By Ben Rooney, CNNMoney.com staff writer
May 8, 2008
NEW YORK (CNNMoney.com) -- Rates on 30-year mortgages edged lower this week but remained above 6% as signs of economic stability overshadowed continued weakness in the housing market.
Mortgage giant Freddie Mac (FRE, Fortune 500) reported Thursday that 30-year fixed-rate mortgages averaged 6.05% this week, down slightly from 6.06% last week.
The Labor Department said last week that employers trimmed 20,000 jobs in April and the unemployment rate fell slightly to 5% from 5.1%. Economists had expected a loss of 75,000 jobs and forecast the unemployment rate to expand to 5.2%.

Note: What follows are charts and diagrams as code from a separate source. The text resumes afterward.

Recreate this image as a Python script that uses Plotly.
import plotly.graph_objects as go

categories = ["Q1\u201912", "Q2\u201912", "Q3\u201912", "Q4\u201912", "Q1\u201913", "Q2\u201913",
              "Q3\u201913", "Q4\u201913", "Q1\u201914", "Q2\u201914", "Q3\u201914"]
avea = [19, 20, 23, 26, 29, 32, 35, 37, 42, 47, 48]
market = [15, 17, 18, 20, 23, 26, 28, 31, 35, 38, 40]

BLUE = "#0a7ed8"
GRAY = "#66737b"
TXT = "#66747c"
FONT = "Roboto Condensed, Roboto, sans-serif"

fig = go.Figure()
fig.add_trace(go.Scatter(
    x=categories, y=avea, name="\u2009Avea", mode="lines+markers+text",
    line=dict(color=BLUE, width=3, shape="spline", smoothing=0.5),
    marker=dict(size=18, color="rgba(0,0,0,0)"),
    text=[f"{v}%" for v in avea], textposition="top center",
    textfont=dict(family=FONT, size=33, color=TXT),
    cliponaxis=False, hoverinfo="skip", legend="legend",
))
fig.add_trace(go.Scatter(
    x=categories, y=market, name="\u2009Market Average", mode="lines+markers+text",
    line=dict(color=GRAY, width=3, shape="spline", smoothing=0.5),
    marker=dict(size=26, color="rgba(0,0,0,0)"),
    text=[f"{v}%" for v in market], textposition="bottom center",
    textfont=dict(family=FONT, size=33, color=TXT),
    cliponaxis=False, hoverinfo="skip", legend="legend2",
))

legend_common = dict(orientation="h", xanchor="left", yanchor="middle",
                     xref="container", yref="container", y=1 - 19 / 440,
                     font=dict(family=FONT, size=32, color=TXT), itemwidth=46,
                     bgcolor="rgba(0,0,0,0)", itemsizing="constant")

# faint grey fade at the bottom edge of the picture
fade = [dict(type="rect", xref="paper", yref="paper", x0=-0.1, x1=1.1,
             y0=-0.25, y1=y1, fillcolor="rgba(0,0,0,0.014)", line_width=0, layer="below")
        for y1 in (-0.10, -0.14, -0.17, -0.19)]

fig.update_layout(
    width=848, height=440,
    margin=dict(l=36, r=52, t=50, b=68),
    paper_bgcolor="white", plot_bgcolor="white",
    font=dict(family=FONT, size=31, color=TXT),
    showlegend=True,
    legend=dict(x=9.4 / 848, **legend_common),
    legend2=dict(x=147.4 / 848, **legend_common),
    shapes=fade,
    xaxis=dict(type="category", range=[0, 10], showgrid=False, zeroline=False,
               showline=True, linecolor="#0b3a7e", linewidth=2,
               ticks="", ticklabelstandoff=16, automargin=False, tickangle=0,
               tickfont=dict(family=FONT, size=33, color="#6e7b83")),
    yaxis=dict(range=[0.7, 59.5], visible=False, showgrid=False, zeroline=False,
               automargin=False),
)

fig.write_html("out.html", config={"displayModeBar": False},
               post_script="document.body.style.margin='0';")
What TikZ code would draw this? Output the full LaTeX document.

Reports on the manufacturing and service sectors also showed surprisingly robust activity last week, suggesting the economy could be recovering.
Despite the unexpected signs of improvement, Nothaft points out that homeownership has declined so far this year.

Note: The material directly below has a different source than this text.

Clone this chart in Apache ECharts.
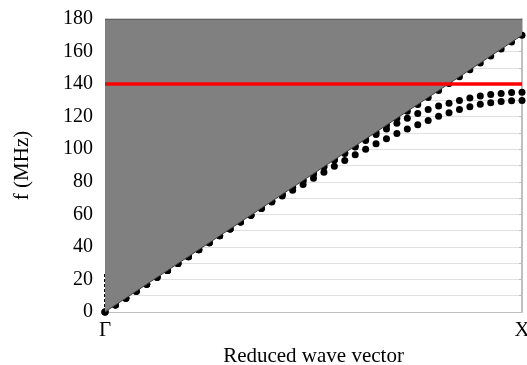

"The housing market is still struggling amid falling house prices and stricter lending standards. Coupled with higher delinquency and foreclosure rates, a smaller share of families own their homes this year," he said.

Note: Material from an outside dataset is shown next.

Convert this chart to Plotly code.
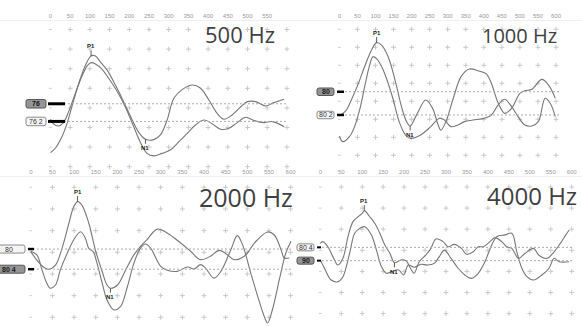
import numpy as np
import plotly.graph_objects as go

W, H = 582, 326

# ---------------- data ----------------
ticks_500 = [0, 50, 100, 150, 200, 250, 300, 350, 400, 450, 500, 550]
ticks_full = [0, 50, 100, 150, 200, 250, 300, 350, 400, 450, 500, 550, 600]
grid_ms = [0, 50, 100, 150, 200, 250, 300, 350, 400, 450, 500, 550, 600]

titles = ["500 Hz", "1000 Hz", "2000 Hz", "4000 Hz"]
labels_500 = ["76", "76 2"]
labels_1000 = ["80", "80 2"]
labels_2000 = ["80", "80 4"]
labels_4000 = ["80 4", "90"]

baseline_500 = [-0.79, -1.69]
baseline_1000 = [-0.47, -1.76]
baseline_2000 = [0.15, -0.78]
baseline_4000 = [0.14, -0.49]

p1_ms = [103, 103, 108, 105]
n1_ms = [241, 196, 184, 177]

p500_a_ms = [0, 12, 29, 42, 59, 76, 91, 103, 114, 126, 143, 165, 186, 207, 224, 241, 262, 279, 296, 313,
             334, 360, 381, 402, 423, 440, 461, 483, 500, 521, 546, 567, 593]
p500_a_val = [-3.28, -3.06, -2.47, -1.79, -0.6, 0.51, 1.28, 1.65, 1.65, 1.36, 0.95, 0.15, -0.7, -1.6, -2.25,
              -2.6, -2.62, -2.38, -1.62, -0.51, -0.07, 0.17, 0.0, -0.6, -1.28, -1.58, -1.36, -0.94, -0.68,
              -0.68, -0.9, -0.73, -0.56]
p500_b_ms = [0, 8, 20, 33, 46, 63, 80, 94, 103, 114, 131, 148, 169, 190, 211, 228, 245, 262, 283, 304, 326,
             347, 368, 390, 411, 432, 453, 474, 495, 517, 542, 563, 593]
p500_b_val = [-1.58, -1.82, -1.92, -1.75, -1.19, -0.26, 0.63, 1.17, 1.31, 1.24, 0.97, 0.5, -0.15, -0.95,
              -1.95, -2.75, -3.32, -3.45, -3.32, -3.15, -2.72, -2.3, -1.87, -1.62, -1.82, -2.09, -2.04,
              -1.75, -1.48, -1.65, -1.75, -1.7, -1.96]

p1000_a_ms = [0, 17, 33, 51, 70, 89, 103, 116, 135, 154, 172, 186, 196, 216, 239, 258, 272, 281, 295, 314,
              337, 360, 384, 407, 421, 440, 458, 477, 500, 514, 533, 561, 579, 598]
p1000_a_val = [-1.8, -1.55, -0.93, -0.09, 0.93, 1.85, 2.26, 2.13, 1.48, 0.19, -1.3, -2.13, -2.37, -1.67,
               -0.93, -1.39, -2.22, -2.6, -2.13, -0.93, 0.37, 0.79, 0.7, 0.52, 0.0, -1.11, -1.67, -1.39,
               -0.56, -0.41, -0.33, 0.22, -0.09, -0.83]
p1000_b_ms = [0, 9, 28, 42, 56, 70, 84, 93, 105, 121, 135, 149, 165, 184, 197, 225, 253, 277, 291, 309, 328,
              346, 370, 402, 421, 440, 458, 477, 495, 514, 533, 551, 570, 584, 598]
p1000_b_val = [-2.93, -3.24, -2.96, -2.41, -1.48, -0.19, 1.02, 1.48, 1.33, 0.75, 0.0, -0.9, -2.1, -2.9,
               -3.06, -2.87, -2.41, -1.94, -2.04, -2.41, -2.32, -2.13, -2.04, -1.94, -1.76, -1.2, -0.89,
               -1.3, -1.85, -2.32, -2.37, -2.13, -0.83, -1.11, -1.85]

p2000_a_ms = [0, 14, 30, 41, 57, 72, 88, 99, 108, 118, 134, 149, 165, 176, 184, 200, 219, 238, 253, 269,
              292, 315, 346, 369, 392, 415, 435, 454, 469, 493, 520, 547, 562, 578, 585, 597]
p2000_a_val = [0.03, -0.36, -0.69, -0.78, -0.59, 0.18, 1.34, 2.1, 2.34, 2.18, 1.34, 0.11, -0.9, -1.51,
               -1.66, -1.51, -0.82, -0.12, 0.26, 0.6, 1.07, 0.89, 0.43, 0.05, -0.34, -0.18, 0.09, -0.11,
               -0.34, -0.18, 0.51, 0.94, 0.81, 0.12, -0.26, -0.26]
p2000_b_ms = [0, 14, 26, 37, 45, 57, 68, 84, 99, 115, 126, 134, 144, 153, 165, 176, 192, 207, 223, 238,
              253, 265, 277, 300, 315, 338, 362, 377, 392, 403, 423, 439, 462, 477, 489, 508, 524, 539,
              547, 558, 574, 589, 601]
p2000_b_val = [0.05, -0.12, -0.82, -1.43, -1.66, -1.51, -0.82, -0.05, 0.57, 0.95, 0.65, 0.18, 0.03, -0.51,
               -1.43, -2.2, -2.66, -2.51, -1.59, -0.51, 0.18, 0.38, 0.18, -0.65, -0.83, -0.88, -0.68,
               -0.77, -0.57, -0.72, -1.19, -0.88, 0.12, 0.77, 0.35, -0.96, -2.03, -2.95, -3.26, -2.65,
               -1.26, -0.03, 0.51]

p4000_a_ms = [0, 6, 18, 30, 42, 54, 66, 78, 90, 100, 105, 118, 130, 142, 154, 166, 177, 192, 205, 215,
              224, 236, 252, 264, 276, 293, 305, 320, 337, 349, 365, 377, 389, 405, 417, 433, 445, 457,
              473, 489, 509, 521, 541, 558, 573, 586, 594]
p4000_a_val = [0.33, 0.41, 0.17, -0.3, -0.7, -0.38, 0.64, 1.36, 1.59, 1.75, 1.88, 1.59, 1.28, 0.81, 0.25,
               -0.14, -0.59, -0.46, -0.5, -0.85, -1.09, -0.54, -0.22, 0.09, 0.54, 0.41, 0.17, 0.28, 0.09,
               -0.19, -0.07, 0.17, 0.17, 0.41, 0.6, 0.41, 0.17, 0.09, -0.38, -0.14, 0.09, -0.22, -0.38,
               -0.07, 0.33, 0.73, 0.96]
p4000_b_ms = [0, 10, 26, 42, 54, 70, 82, 94, 106, 122, 134, 146, 158, 170, 187, 199, 210, 224, 240, 256,
              272, 284, 296, 312, 329, 345, 361, 377, 393, 409, 421, 441, 457, 469, 481, 493, 509, 529,
              546, 558, 570, 594]
p4000_b_val = [-0.46, -0.85, -1.41, -1.49, -1.25, -0.14, 0.81, 1.04, 1.12, 0.73, 0.01, -0.78, -1.09, -1.01,
               -0.93, -1.17, -0.7, -0.8, -0.66, -0.7, -0.62, -0.3, 0.01, -0.38, -0.85, -1.17, -1.33, -1.09,
               -0.54, 0.25, 0.64, 0.73, 0.81, -0.07, -0.85, -1.25, -1.41, -1.17, -0.85, -0.38, -0.54, -0.54]

# ---------------- layout helpers ----------------
def px(x):
    return x / W

def py(y):
    return 1 - y / H

panels = [
    dict(title=titles[0], a=(p500_a_ms, p500_a_val), b=(p500_b_ms, p500_b_val), ticks=ticks_500,
         x0=50.5, k=0.394, dx=(0, 291), zero=88.3, unit=19.6, dy=(0, 172), rows=range(-4, 4),
         axis_py=20, t_right=277, t_mid=34, t_size=22, base=baseline_500, labels=labels_500,
         dark=[True, False], dash=(48, 287), bar=(48, 65), bar_w=3, box=(26, 46), box_h=8.5),
    dict(title=titles[1], a=(p1000_a_ms, p1000_a_val), b=(p1000_b_ms, p1000_b_val), ticks=ticks_full,
         x0=339.4, k=0.361, dx=(291, 582), zero=83.3, unit=18.0, dy=(0, 163), rows=range(-4, 4),
         axis_py=20, t_right=559, t_mid=35, t_size=20, base=baseline_1000, labels=labels_1000,
         dark=[True, False], dash=(337, 560), bar=(337, 344), bar_w=2.5, box=(317, 334), box_h=7.5),
    dict(title=titles[2], a=(p2000_a_ms, p2000_a_val), b=(p2000_b_ms, p2000_b_val), ticks=ticks_full,
         x0=30.8, k=0.433, dx=(0, 300), zero=252.3, unit=21.67, dy=(163, 326), rows=range(-3, 4),
         axis_py=176, t_right=295, t_mid=197, t_size=25, base=baseline_2000, labels=labels_2000,
         dark=[False, True], dash=(29, 291), bar=(28, 34), bar_w=2.5, box=(-8, 25), box_h=8),
    dict(title=titles[3], a=(p4000_a_ms, p4000_a_val), b=(p4000_b_ms, p4000_b_val), ticks=ticks_full,
         x0=320.3, k=0.419, dx=(291, 582), zero=250.3, unit=21.1, dy=(163, 326), rows=range(-3, 4),
         axis_py=176, t_right=579, t_mid=195, t_size=24, base=baseline_4000, labels=labels_4000,
         dark=[False, True], dash=(318, 572), bar=(317, 321), bar_w=2, box=(297, 314), box_h=7),
]

fig = go.Figure()
layout = dict(width=W, height=H, margin=dict(l=0, r=0, t=0, b=0, autoexpand=False), paper_bgcolor="white",
              plot_bgcolor="rgba(0,0,0,0)", showlegend=False)
shapes, annots = [], []

def rounded_path(x0, x1, yc, h, r=2.0):
    y0, y1 = yc - h / 2, yc + h / 2
    pts = [
        ("M", [(x0 + r, y0)]), ("L", [(x1 - r, y0)]), ("Q", [(x1, y0), (x1, y0 + r)]),
        ("L", [(x1, y1 - r)]), ("Q", [(x1, y1), (x1 - r, y1)]), ("L", [(x0 + r, y1)]),
        ("Q", [(x0, y1), (x0, y1 - r)]), ("L", [(x0, y0 + r)]), ("Q", [(x0, y0), (x0 + r, y0)]),
    ]
    s = ""
    for cmd, ps in pts:
        s += cmd + " " + " ".join(f"{px(a):.5f},{py(b):.5f}" for a, b in ps) + " "
    return s + "Z"

for i, p in enumerate(panels, start=1):
    xa, ya = f"x{i}", f"y{i}"
    xk = "xaxis" if i == 1 else f"xaxis{i}"
    yk = "yaxis" if i == 1 else f"yaxis{i}"
    xr = [(p["dx"][0] - p["x0"]) / p["k"], (p["dx"][1] - p["x0"]) / p["k"]]
    yr = [(p["zero"] - p["dy"][1]) / p["unit"], (p["zero"] - p["dy"][0]) / p["unit"]]
    layout[xk] = dict(domain=[px(p["dx"][0]), px(p["dx"][1])], range=xr, side="top", anchor="free",
                      position=py(p["axis_py"]), tickvals=p["ticks"], ticktext=[str(t) for t in p["ticks"]],
                      tickfont=dict(size=6, color="#9a9a9a", family="Liberation Sans"), ticks="",
                      showgrid=False, zeroline=False, showline=True, linecolor="#efefef", linewidth=1,
                      automargin=False, fixedrange=True)
    layout[yk] = dict(domain=[py(p["dy"][1]), py(p["dy"][0])], range=yr, visible=False,
                      anchor=xa, fixedrange=True)

    # dot grid
    gx, gy, dx_, dy_ = [], [], [], []
    for r in p["rows"]:
        for c in grid_ms:
            if c == 0:
                dx_.append(c); dy_.append(r)
            else:
                gx.append(c); gy.append(r)
    fig.add_trace(go.Scatter(x=gx, y=gy, mode="markers", xaxis=xa, yaxis=ya, hoverinfo="skip",
                             marker=dict(symbol="cross-thin", size=3.5, line=dict(width=1, color="#c9c9c9"))))
    fig.add_trace(go.Scatter(x=dx_, y=dy_, mode="markers", xaxis=xa, yaxis=ya, hoverinfo="skip",
                             marker=dict(symbol="line-ew", size=2, line=dict(width=1, color="#cfcfcf"))))

    # baselines, bars, label boxes
    for j, b in enumerate(p["base"]):
        shapes.append(dict(type="line", xref="paper", yref=ya, x0=px(p["dash"][0]), x1=px(p["dash"][1]),
                           y0=b, y1=b, line=dict(color="#ababab", width=1, dash="2px,2px")))
        shapes.append(dict(type="line", xref="paper", yref=ya, x0=px(p["bar"][0]), x1=px(p["bar"][1]),
                           y0=b, y1=b, line=dict(color="black", width=p["bar_w"])))
        yc = p["zero"] - b * p["unit"]
        dark = p["dark"][j]
        shapes.append(dict(type="path", xref="paper", yref="paper",
                           path=rounded_path(p["box"][0], p["box"][1], yc, p["box_h"]),
                           fillcolor="#959595" if dark else "#f5f5f5",
                           line=dict(color="#555555" if dark else "#8a8a8a", width=1)))
        txt = p["labels"][j]
        annots.append(dict(xref="paper", yref="paper", x=px((p["box"][0] + p["box"][1]) / 2), y=py(yc),
                           text=f"<b>{txt}</b>" if dark else txt, showarrow=False,
                           font=dict(size=7, color="#1a1a1a" if dark else "#333333", family="Liberation Sans"),
                           xanchor="center", yanchor="middle"))

    # traces
    for key in ("a", "b"):
        xs, ys = p[key]
        fig.add_trace(go.Scatter(x=xs, y=ys, mode="lines", xaxis=xa, yaxis=ya, hoverinfo="skip",
                                 line=dict(color="#777777", width=1.1, shape="spline", smoothing=1.0)))

    # P1 / N1 markers on trace A
    ax_ms, ax_v = p["a"]
    p1y = float(np.interp(p1_ms[i - 1], ax_ms, ax_v))
    n1y = float(np.interp(n1_ms[i - 1], ax_ms, ax_v))
    annots.append(dict(xref=xa, yref=ya, x=p1_ms[i - 1], y=p1y, text="<b>P1</b>", showarrow=True,
                       arrowhead=0, arrowwidth=0.8, arrowcolor="#333333", ax=0, ay=-10, standoff=0,
                       font=dict(size=6, color="#222222", family="Liberation Sans")))
    annots.append(dict(xref=xa, yref=ya, x=n1_ms[i - 1], y=n1y, text="<b>N1</b>", showarrow=True,
                       arrowhead=0, arrowwidth=0.8, arrowcolor="#333333", ax=0, ay=9, standoff=0,
                       font=dict(size=6, color="#222222", family="Liberation Sans")))

    # big frequency title
    annots.append(dict(xref="paper", yref="paper", x=px(p["t_right"]), y=py(p["t_mid"]), text=p["title"],
                       showarrow=False, xanchor="right", yanchor="middle",
                       font=dict(size=p["t_size"], color="#404040", family="Open Sans")))

layout["shapes"] = shapes
layout["annotations"] = annots
fig.update_layout(**layout)
fig.write_html("out.html", config={"displayModeBar": False},
               post_script="document.body.style.margin='0';document.body.style.padding='0';")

Rates on other types of mortgages were mixed.
Freddie Mac said 15-year fixed-rate loans averaged 5.60%, up slightly from 5.59% last week. A year ago, the 15-year rate averaged 5.92%.
Rates on five-year adjustable-rate mortgages (ARMs) averaged 5.67%, down from 5.73% last week. A year ago, the 5-year rate averaged 5.92%.
One-year Treasury-indexed ARMs averaged 5.29%, unchanged from the last two weeks. At this time a year ago, the 1-year ARM averaged 5.48%.